Le promesse sul clima assomigliano alla spedizione ambientalista incagliata tra i ghiacci
Roma. Da sempre le promesse e gli accordi tra capi di stato sul clima sono materiale per un genere giornalistico a sé, muovendosi tra politica, economia, propaganda, scienza e religione. Non fa eccezione l’ultimo annuncio, in apertura di G20, fatto dal presidente americano Barack Obama e dal presidente cinese Xi Jinping: Stati Uniti e Cina hanno ratificato l’accordo firmato a Parigi quasi un anno fa sul taglio globale alle emissioni di CO2 per contenere l’aumento delle temperature nei decenni a venire. Fermo restando che un taglio alle emissioni e più investimenti sulle energie alternative non sarebbero un male di per sé, che questo ennesimo annuncio sia soltanto l’ultima pantomima lo si capisce osservando i tempi: quasi un anno per la ratifica di un accordo che dodici mesi fa era già definito come last chance per evitare danni terribili, purché venisse attuato il prima possibile.
Non solo, uno dei due attori in scena, Barack Obama, sta per terminare il suo mandato. Promettere davanti al mondo di tagliare le emissioni mentre prepara gli scatoloni alla Casa Bianca ha sicuramente un impatto mediatico importante, ma pochi effetti pratici, anche perché la ratifica deve essere approvata dal Senato statunitense, attualmente a maggioranza repubblicana. Diversa la situazione del presidente cinese Xi, che però ha un altro vantaggio: nell’articolo 4 del documento firmato a Parigi c’è scritto che “la misura in cui i paesi in via di sviluppo dovranno effettivamente mantenere gli impegni presi nell’accordo… dovrà tenere pienamente conto del fatto che sviluppo economico-sociale e sradicamento della povertà sono priorità assolute”. La Cina – come l’India, altro grande produttore di CO2 – è a pieno titolo un paese in via di sviluppo, per cui, in nome della crescita economica e della lotta alla povertà, potrà sforare il tetto delle emissioni senza venire meno alle promesse fatte. Il solito circo, le solite promesse e i soliti applausi dei media, troppo preoccupati a dare pavlovianamente voce agli allarmi da non accorgersi che qualcosa non torna.

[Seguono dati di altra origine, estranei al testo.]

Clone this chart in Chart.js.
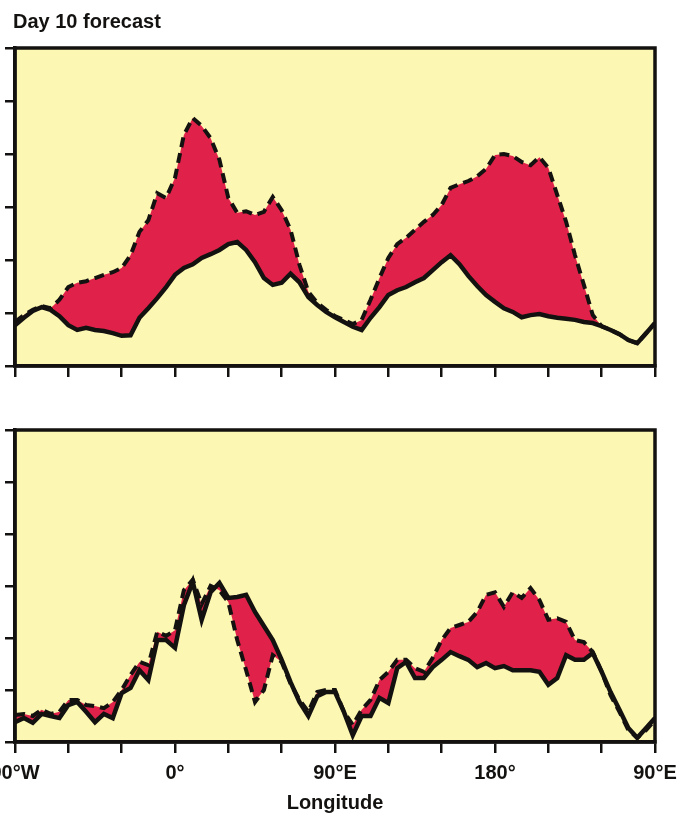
<!DOCTYPE html>
<html>
<head>
<meta charset="utf-8">
<script src="https://cdn.jsdelivr.net/npm/chart.js@4.4.1/dist/chart.umd.min.js"></script>
<style>
  html, body { margin: 0; padding: 0; background: #fff; }
  body { width: 696px; height: 822px; position: relative; overflow: hidden; }
  canvas { position: absolute; left: 0; }
  #topChart { top: 0; }
  #bottomChart { top: 400px; }
</style>
</head>
<body>
<canvas id="topChart" width="696" height="380"></canvas>
<canvas id="bottomChart" width="696" height="422"></canvas>
<script>
// longitude, degrees east (90W .. 270E)
const lon = [-90, -85, -80, -75, -70, -65, -60, -55, -50, -45, -40, -35, -30, -25, -20, -15, -10, -5,
  0, 5, 10, 15, 20, 25, 30, 35, 40, 45, 50, 55, 60, 65, 70, 75, 80, 85,
  90, 95, 100, 105, 110, 115, 120, 125, 130, 135, 140, 145, 150, 155, 160, 165, 170, 175,
  180, 185, 190, 195, 200, 205, 210, 215, 220, 225, 230, 235, 240, 245, 250, 255, 260, 265, 270];

// top panel (Day 10 forecast)
const topSolid = [0.77, 0.91, 1.04, 1.11, 1.06, 0.94, 0.77, 0.68, 0.72, 0.68,
  0.66, 0.62, 0.57, 0.58, 0.91, 1.09, 1.28, 1.49, 1.72, 1.85,
  1.92, 2.04, 2.11, 2.19, 2.30, 2.34, 2.19, 1.96, 1.66, 1.53,
  1.57, 1.74, 1.58, 1.30, 1.15, 1.02, 0.92, 0.83, 0.74, 0.68,
  0.91, 1.11, 1.34, 1.43, 1.49, 1.58, 1.66, 1.81, 1.96, 2.09,
  1.92, 1.70, 1.51, 1.34, 1.21, 1.09, 1.02, 0.92, 0.96, 0.98,
  0.94, 0.91, 0.89, 0.87, 0.83, 0.81, 0.75, 0.68, 0.60, 0.49,
  0.43, 0.62, 0.81];
const topDashed = [0.83, 0.96, 1.06, 1.13, 1.09, 1.25, 1.49, 1.57, 1.60, 1.66,
  1.72, 1.77, 1.85, 2.09, 2.53, 2.75, 3.26, 3.17, 3.55, 4.36,
  4.68, 4.53, 4.30, 3.89, 3.17, 2.89, 2.92, 2.85, 2.91, 3.19,
  2.94, 2.57, 1.91, 1.40, 1.19, 1.06, 0.94, 0.87, 0.79, 0.87,
  1.25, 1.66, 2.04, 2.30, 2.42, 2.57, 2.72, 2.85, 3.04, 3.36,
  3.43, 3.49, 3.58, 3.72, 3.98, 4.00, 3.96, 3.85, 3.79, 3.94,
  3.74, 3.23, 2.72, 2.09, 1.53, 0.96, 0.75, 0.68, 0.60, 0.49,
  0.43, 0.62, 0.81];

// bottom panel
const bottomSolid = [0.38, 0.46, 0.37, 0.54, 0.50, 0.46, 0.71, 0.77, 0.58, 0.38,
  0.54, 0.46, 0.94, 1.04, 1.38, 1.19, 1.96, 1.96, 1.81, 2.63,
  3.08, 2.35, 2.88, 3.06, 2.77, 2.79, 2.83, 2.50, 2.23, 1.96,
  1.58, 1.15, 0.77, 0.50, 0.88, 0.96, 0.96, 0.58, 0.13, 0.50,
  0.50, 0.85, 0.75, 1.42, 1.54, 1.23, 1.23, 1.44, 1.58, 1.73,
  1.65, 1.58, 1.44, 1.52, 1.42, 1.46, 1.38, 1.38, 1.38, 1.35,
  1.10, 1.23, 1.67, 1.58, 1.58, 1.71, 1.35, 0.96, 0.62, 0.27,
  0.08, 0.27, 0.46];
const bottomDashed = [0.52, 0.54, 0.50, 0.62, 0.54, 0.58, 0.81, 0.81, 0.71, 0.69,
  0.65, 0.77, 1.00, 1.29, 1.54, 1.48, 2.12, 2.04, 2.15, 2.92,
  3.12, 2.65, 3.00, 2.92, 2.69, 1.96, 1.38, 0.77, 1.00, 1.67,
  1.54, 1.12, 0.81, 0.58, 0.96, 1.00, 1.00, 0.58, 0.33, 0.62,
  0.81, 1.19, 1.35, 1.58, 1.58, 1.42, 1.35, 1.62, 1.96, 2.19,
  2.25, 2.31, 2.50, 2.83, 2.88, 2.60, 2.88, 2.77, 2.96, 2.73,
  2.35, 2.38, 2.31, 1.96, 1.92, 1.73, 1.35, 0.90, 0.58, 0.23,
  0.08, 0.23, 0.42];

const xTickValues = [-90, 0, 90, 180, 270];
const xTickLabels = ['90°W', '0°', '90°E', '180°', '90°E'];

const font = "'Liberation Sans', Arial, Helvetica, sans-serif";
const ink = '#141210';
const paper = '#fcf7b2';
const red = '#e0224a';

// yellow plot area and black frame
const frame = {
  id: 'frame',
  beforeDraw(chart) {
    const a = chart.chartArea, ctx = chart.ctx;
    ctx.save();
    ctx.fillStyle = paper;
    ctx.fillRect(a.left, a.top, a.right - a.left, a.bottom - a.top);
    ctx.restore();
  },
  afterDraw(chart) {
    const a = chart.chartArea, ctx = chart.ctx;
    ctx.save();
    ctx.strokeStyle = ink;
    ctx.lineWidth = 3.5;
    ctx.strokeRect(a.left, a.top, a.right - a.left, a.bottom - a.top);
    ctx.restore();
  }
};

function pts(ys) {
  return lon.map((x, i) => ({x: x, y: ys[i]}));
}

function makePanel(id, solid, dashed, isBottom) {
  const ctx = document.getElementById(id);
  return new Chart(ctx, {
    type: 'line',
    data: {
      datasets: [
        {
          data: pts(solid),
          borderColor: ink,
          borderWidth: 4.5,
          pointRadius: 0,
          tension: 0,
          fill: false
        },
        {
          data: pts(dashed),
          borderColor: ink,
          borderWidth: 4,
          borderDash: [10, 6],
          pointRadius: 0,
          tension: 0,
          fill: {target: 0},
          backgroundColor: red
        }
      ]
    },
    options: {
      responsive: false,
      animation: false,
      devicePixelRatio: 1,
      layout: {
        autoPadding: false,
        padding: {left: 13, right: 41, top: isBottom ? 30 : 0, bottom: 0}
      },
      plugins: {
        legend: {display: false},
        tooltip: {enabled: false},
        title: {
          display: !isBottom,
          text: 'Day 10 forecast',
          align: 'start',
          color: ink,
          font: {family: font, size: 20, weight: 'bold'},
          padding: {top: 10, bottom: 14}
        }
      },
      scales: {
        x: {
          type: 'linear',
          min: -90,
          max: 270,
          afterFit: s => {
            s.height = isBottom ? 80 : 14;
            s.paddingLeft = 0;
            s.paddingRight = 0;
          },
          afterBuildTicks: s => {
            s.ticks = [-90, -60, -30, 0, 30, 60, 90, 120, 150, 180, 210, 240, 270].map(v => ({value: v}));
          },
          border: {display: true, color: ink, width: 3.5},
          grid: {drawOnChartArea: false, drawTicks: true, tickLength: 11, color: ink, lineWidth: 2.5},
          ticks: {
            display: isBottom,
            maxRotation: 0,
            autoSkip: false,
            padding: 8,
            color: ink,
            font: {family: font, size: 20, weight: 'bold'},
            callback: v => {
              const k = xTickValues.indexOf(v);
              return k < 0 ? '' : xTickLabels[k];
            }
          },
          title: {
            display: isBottom,
            text: 'Longitude',
            color: ink,
            font: {family: font, size: 20, weight: 'bold'},
            padding: {top: 0, bottom: 7}
          }
        },
        y: {
          min: 0,
          max: 6,
          afterFit: s => { s.width = 2; },
          border: {display: true, color: ink, width: 3.5},
          grid: {drawOnChartArea: false, drawTicks: true, tickLength: 10, color: ink, lineWidth: 2.5},
          ticks: {display: false, stepSize: 1}
        }
      }
    },
    plugins: [frame]
  });
}

makePanel('topChart', topSolid, topDashed, false);
makePanel('bottomChart', bottomSolid, bottomDashed, true);
</script>
</body>
</html>
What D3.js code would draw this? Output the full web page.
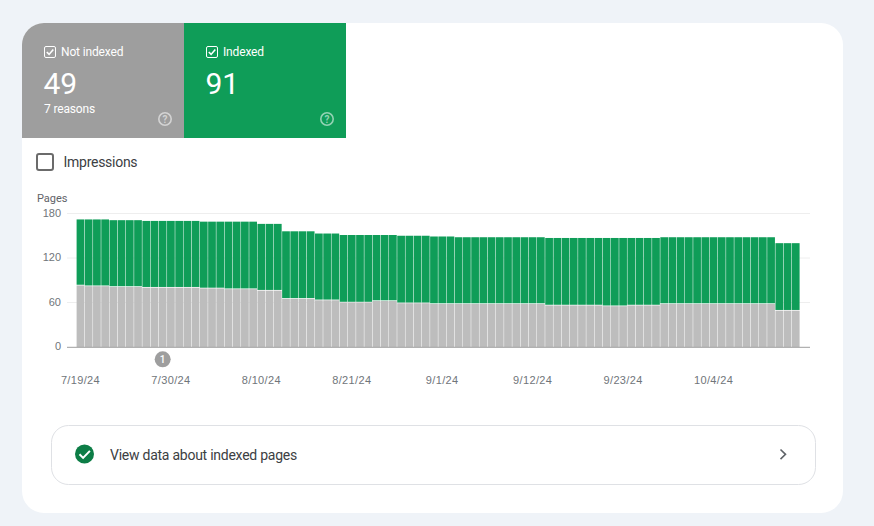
<!DOCTYPE html>
<html>
<head>
<meta charset="utf-8">
<script src="https://cdn.jsdelivr.net/npm/d3@7"></script>
<style>
  html, body { margin: 0; padding: 0; background: #eff3f8; }
  svg { display: block; font-family: Roboto, sans-serif; }
  .y-axis text, .x-axis text { font-size: 11px; fill: #70757a; }
  .x-axis text { letter-spacing: 0.35px; }
  .y-axis .domain, .x-axis .domain, .x-axis line, .y-axis line { stroke: none; }
</style>
</head>
<body>
<svg id="plot" width="874" height="526"></svg>
<script>
const notIndexed = [
  83, 82, 82, 82, 81, 81, 81, 81, 80, 80, 80, 80, 80, 80, 80,
  79, 79, 79, 78, 78, 78, 78, 76, 76, 76, 65, 65, 65, 65,
  63, 63, 63, 60, 60, 60, 60, 62, 62, 62, 59, 59, 59, 59,
  58, 58, 58, 58, 58, 58, 58, 58, 58, 58, 58, 58, 58, 58,
  56, 56, 56, 56, 56, 56, 56, 55, 55, 55, 56, 56, 56, 56,
  58, 58, 58, 58, 58, 58, 58, 58, 58, 58, 58, 58, 58, 58,
  49, 49, 49
];
const indexed = [
  89, 90, 90, 90, 90, 90, 90, 90, 90, 90, 90, 90, 90, 90, 90,
  90, 90, 90, 91, 91, 91, 91, 90, 90, 90, 91, 91, 91, 91,
  90, 90, 90, 91, 91, 91, 91, 89, 89, 89, 91, 91, 91, 91,
  91, 91, 91, 90, 90, 90, 90, 90, 90, 90, 90, 90, 90, 90,
  91, 91, 91, 91, 91, 91, 91, 92, 92, 92, 91, 91, 91, 91,
  90, 90, 90, 90, 90, 90, 90, 90, 90, 90, 90, 90, 90, 90,
  91, 91, 91
];
const yTicks = [0, 60, 120, 180];
const xTickLabels = ["7/19/24", "7/30/24", "8/10/24", "8/21/24", "9/1/24", "9/12/24", "9/23/24", "10/4/24"];
const xTickDays = [0, 11, 22, 33, 44, 55, 66, 77];
const annotationDay = 10;

const svg = d3.select("#plot");

// card and tiles
svg.append("rect")
  .attr("x", 22).attr("y", 23)
  .attr("width", 821).attr("height", 490)
  .attr("rx", 22)
  .attr("fill", "#fff");

svg.append("path")
  .attr("d", "M22 138V45a22 22 0 0 1 22-22H184V138Z")
  .attr("fill", "#9e9e9e");

svg.append("rect")
  .attr("x", 184).attr("y", 23)
  .attr("width", 162).attr("height", 115)
  .attr("fill", "#0f9d58");

function drawTile(x, label, value, sub) {
  const g = svg.append("g").attr("transform", `translate(${x},0)`);

  g.append("rect")
    .attr("x", 0.5).attr("y", 46.5)
    .attr("width", 11).attr("height", 11)
    .attr("rx", 1.5)
    .attr("fill", "none")
    .attr("stroke", "#fff");
  g.append("path")
    .attr("d", "M2.8 52l2.3 2.4 4.2-5")
    .attr("fill", "none")
    .attr("stroke", "#fff")
    .attr("stroke-width", 1.6);

  g.append("text")
    .attr("x", 17).attr("y", 56)
    .attr("font-size", 12).attr("fill", "#fff")
    .attr("letter-spacing", -0.15)
    .text(label);
  g.append("text")
    .attr("x", -0.5).attr("y", 94)
    .attr("font-size", 30).attr("fill", "#fff")
    .text(value);
  if (sub) {
    g.append("text")
      .attr("x", 0).attr("y", 113)
      .attr("font-size", 12).attr("fill", "#fff")
      .attr("letter-spacing", -0.15)
      .text(sub);
  }

  // help icon
  g.append("circle")
    .attr("cx", 121).attr("cy", 119)
    .attr("r", 6.2)
    .attr("fill", "none")
    .attr("stroke", "#fff").attr("stroke-opacity", 0.55)
    .attr("stroke-width", 1.6);
  g.append("text")
    .attr("x", 121).attr("y", 122.8)
    .attr("text-anchor", "middle")
    .attr("font-size", 10).attr("font-weight", 700)
    .attr("fill", "#fff").attr("fill-opacity", 0.55)
    .text("?");
}

drawTile(44, "Not indexed", "49", "7 reasons");
drawTile(206, "Indexed", "91", null);

// impressions checkbox
svg.append("rect")
  .attr("x", 37).attr("y", 154)
  .attr("width", 16).attr("height", 16)
  .attr("rx", 2)
  .attr("fill", "#fff")
  .attr("stroke", "#6b6b6b")
  .attr("stroke-width", 2);

svg.append("text")
  .attr("x", 63.5).attr("y", 167)
  .attr("font-size", 14).attr("fill", "#3c4043")
  .attr("letter-spacing", -0.27)
  .text("Impressions");

// chart
const days = d3.range(notIndexed.length);

const x = d3.scaleBand()
  .domain(days)
  .range([76.6, 799.6])
  .paddingInner(0.06)
  .paddingOuter(0);

const y = d3.scaleLinear()
  .domain([0, 180])
  .range([347, 213.5]);

svg.append("text")
  .attr("x", 37).attr("y", 202)
  .attr("font-size", 11).attr("fill", "#5f6368")
  .attr("letter-spacing", -0.05)
  .text("Pages");

svg.append("g")
  .selectAll("line")
  .data(yTicks.slice(1))
  .join("line")
  .attr("x1", 67).attr("x2", 810)
  .attr("y1", d => y(d)).attr("y2", d => y(d))
  .attr("stroke", "#eeeeee");

svg.append("g")
  .attr("class", "y-axis")
  .attr("transform", "translate(66,-0.7)")
  .call(d3.axisLeft(y).tickValues(yTicks).tickSize(0).tickPadding(5));

svg.append("g")
  .selectAll("rect")
  .data(days)
  .join("rect")
  .attr("x", d => x(d))
  .attr("width", x.bandwidth())
  .attr("y", d => y(notIndexed[d]))
  .attr("height", d => y(0) - y(notIndexed[d]))
  .attr("fill", "#bdbdbd");

svg.append("g")
  .selectAll("rect")
  .data(days)
  .join("rect")
  .attr("x", d => x(d))
  .attr("width", x.bandwidth())
  .attr("y", d => y(notIndexed[d] + indexed[d]))
  .attr("height", d => y(notIndexed[d]) - y(notIndexed[d] + indexed[d]) - 0.7)
  .attr("fill", "#0f9d58");

svg.append("line")
  .attr("x1", 67).attr("x2", 810)
  .attr("y1", y(0) + 0.3).attr("y2", y(0) + 0.3)
  .attr("stroke", "#9e9e9e");

svg.append("g")
  .attr("class", "x-axis")
  .attr("transform", "translate(0,347)")
  .call(d3.axisBottom(x)
    .tickValues(xTickDays)
    .tickFormat((d, i) => xTickLabels[i])
    .tickSize(0)
    .tickPadding(29));

// annotation marker
const marker = svg.append("g")
  .attr("transform", `translate(${x(annotationDay) + x.bandwidth() / 2},359.3)`);
marker.append("circle").attr("r", 8).attr("fill", "#9e9e9e");
marker.append("text")
  .attr("y", 3.5)
  .attr("text-anchor", "middle")
  .attr("font-size", 10).attr("font-weight", 500)
  .attr("fill", "#fff")
  .text("1");

// link row
svg.append("rect")
  .attr("x", 51.5).attr("y", 425.5)
  .attr("width", 764).attr("height", 59)
  .attr("rx", 17)
  .attr("fill", "#fff")
  .attr("stroke", "#dfe1e5");

svg.append("circle")
  .attr("cx", 84.5).attr("cy", 454)
  .attr("r", 9.5)
  .attr("fill", "#0d7d46");
svg.append("path")
  .attr("d", "M79.5 454.3l3.6 3.6 6.8-7")
  .attr("fill", "none")
  .attr("stroke", "#fff")
  .attr("stroke-width", 2);

svg.append("text")
  .attr("x", 110).attr("y", 460)
  .attr("font-size", 14).attr("fill", "#3c4043")
  .attr("letter-spacing", -0.25)
  .text("View data about indexed pages");

svg.append("path")
  .attr("d", "M780.5 449.5l5 4.8-5 4.8")
  .attr("fill", "none")
  .attr("stroke", "#5f6368")
  .attr("stroke-width", 1.6);
</script>
</body>
</html>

Da circa sei mesi, ad esempio, circola sui siti la notizia per cui l’isola di Saricef, in Alaska, sta correndo il rischio di essere sommersa dalle acque dell’Oceano Glaciale Artico, con la conseguenza che gli abitanti del villaggio di Shishmaref dovranno abbandonare presto le loro case, diventando così i primi rifugiati climatici degli Stati Uniti. La storia è grossa, ma qualcuno si è preso la briga di verificarla. L’agrometeorologo Luigi Mariani dell’Università degli Studi di Milano ha raccontato su Climatemonitor.it come il villaggio (i cui abitanti hanno votato a maggioranza per la fuga) sia stato costruito durante gli anni della corsa all’oro in un’area da sempre naturalmente affetta da fenomeni erosivi naturali, tanto che già nel 1973 – prima del global warming antropico e inarrestabile – i cittadini avevano deciso di andarsene.
Se il villaggio di Shishmaref verrà abbandonato, dunque, la colpa sarà piuttosto di chi a inizio Novecento lo edificò che non del clima che cambia. E’ quasi sempre un problema di tempismo, dunque. Fa sorridere in tal senso – più che darci indicazioni scientifiche sull’Artico, i cui ghiacci si stanno in effetti sciogliendo più del dovuto – la vicenda della spedizione Polar Ocean Challenge, partita per circumnavigare il Polo nord e dimostrare così gli effetti nefasti del riscaldamento globale sui ghiacci: pochi giorni fa la nave è rimasta incagliata tra gli iceberg.